-- start Information shown --

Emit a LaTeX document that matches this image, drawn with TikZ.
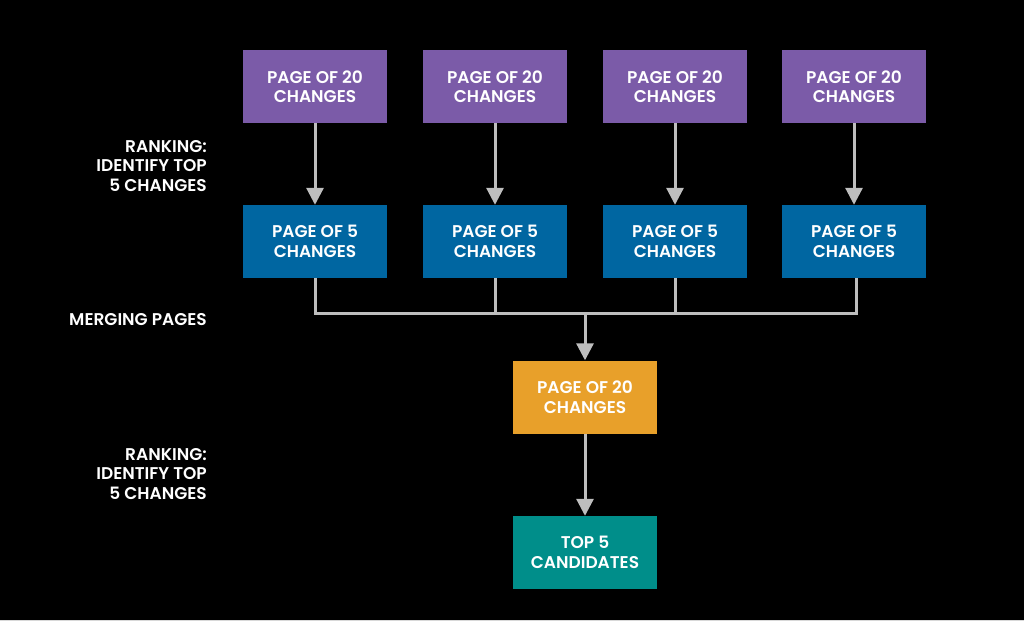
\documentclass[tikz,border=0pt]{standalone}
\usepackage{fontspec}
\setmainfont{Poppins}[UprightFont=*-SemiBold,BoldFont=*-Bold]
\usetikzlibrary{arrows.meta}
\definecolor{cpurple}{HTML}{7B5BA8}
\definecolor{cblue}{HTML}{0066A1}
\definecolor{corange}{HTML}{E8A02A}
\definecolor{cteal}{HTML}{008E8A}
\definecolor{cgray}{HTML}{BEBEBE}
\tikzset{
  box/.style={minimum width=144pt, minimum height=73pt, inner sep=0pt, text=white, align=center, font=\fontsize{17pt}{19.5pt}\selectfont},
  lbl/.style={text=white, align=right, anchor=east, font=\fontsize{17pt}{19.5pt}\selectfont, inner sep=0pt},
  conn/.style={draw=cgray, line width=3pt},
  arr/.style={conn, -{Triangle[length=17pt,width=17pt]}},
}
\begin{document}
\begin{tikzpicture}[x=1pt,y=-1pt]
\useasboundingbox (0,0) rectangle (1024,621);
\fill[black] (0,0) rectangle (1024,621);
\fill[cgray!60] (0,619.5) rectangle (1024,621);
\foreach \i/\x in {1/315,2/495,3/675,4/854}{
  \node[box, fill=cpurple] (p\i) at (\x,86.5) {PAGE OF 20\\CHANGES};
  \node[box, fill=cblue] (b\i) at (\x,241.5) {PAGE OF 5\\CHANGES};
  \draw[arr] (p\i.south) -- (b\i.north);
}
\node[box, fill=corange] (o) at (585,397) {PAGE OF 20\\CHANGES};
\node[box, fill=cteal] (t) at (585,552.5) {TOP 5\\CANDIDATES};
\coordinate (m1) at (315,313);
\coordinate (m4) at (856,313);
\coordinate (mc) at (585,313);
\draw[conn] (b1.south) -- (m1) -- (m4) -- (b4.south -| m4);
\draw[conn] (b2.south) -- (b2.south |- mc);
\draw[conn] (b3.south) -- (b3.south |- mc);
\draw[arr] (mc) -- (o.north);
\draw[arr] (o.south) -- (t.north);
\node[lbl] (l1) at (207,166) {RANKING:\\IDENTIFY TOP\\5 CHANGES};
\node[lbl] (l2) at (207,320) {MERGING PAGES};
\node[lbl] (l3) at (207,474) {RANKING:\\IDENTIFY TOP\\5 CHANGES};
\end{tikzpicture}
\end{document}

-- end Information shown --

Transcribe the whole listing exactly. Pictures are excluded.

Emit a LaTeX document that matches this image, drawn with TikZ.
\documentclass[tikz,border=0pt]{standalone}
\usepackage{fontspec}
\setmainfont{Poppins}[UprightFont=*-SemiBold,BoldFont=*-Bold]
\usetikzlibrary{arrows.meta}
\definecolor{cpurple}{HTML}{7B5BA8}
\definecolor{cblue}{HTML}{0066A1}
\definecolor{corange}{HTML}{E8A02A}
\definecolor{cteal}{HTML}{008E8A}
\definecolor{cgray}{HTML}{BEBEBE}
\tikzset{
  box/.style={minimum width=144pt, minimum height=73pt, inner sep=0pt, text=white, align=center, font=\fontsize{17pt}{19.5pt}\selectfont},
  lbl/.style={text=white, align=right, anchor=east, font=\fontsize{17pt}{19.5pt}\selectfont, inner sep=0pt},
  conn/.style={draw=cgray, line width=3pt},
  arr/.style={conn, -{Triangle[length=17pt,width=17pt]}},
}
\begin{document}
\begin{tikzpicture}[x=1pt,y=-1pt]
\useasboundingbox (0,0) rectangle (1024,621);
\fill[black] (0,0) rectangle (1024,621);
\fill[cgray!60] (0,619.5) rectangle (1024,621);
\foreach \i/\x in {1/315,2/495,3/675,4/854}{
  \node[box, fill=cpurple] (p\i) at (\x,86.5) {PAGE OF 20\\CHANGES};
  \node[box, fill=cblue] (b\i) at (\x,241.5) {PAGE OF 5\\CHANGES};
  \draw[arr] (p\i.south) -- (b\i.north);
}
\node[box, fill=corange] (o) at (585,397) {PAGE OF 20\\CHANGES};
\node[box, fill=cteal] (t) at (585,552.5) {TOP 5\\CANDIDATES};
\coordinate (m1) at (315,313);
\coordinate (m4) at (856,313);
\coordinate (mc) at (585,313);
\draw[conn] (b1.south) -- (m1) -- (m4) -- (b4.south -| m4);
\draw[conn] (b2.south) -- (b2.south |- mc);
\draw[conn] (b3.south) -- (b3.south |- mc);
\draw[arr] (mc) -- (o.north);
\draw[arr] (o.south) -- (t.north);
\node[lbl] (l1) at (207,166) {RANKING:\\IDENTIFY TOP\\5 CHANGES};
\node[lbl] (l2) at (207,320) {MERGING PAGES};
\node[lbl] (l3) at (207,474) {RANKING:\\IDENTIFY TOP\\5 CHANGES};
\end{tikzpicture}
\end{document}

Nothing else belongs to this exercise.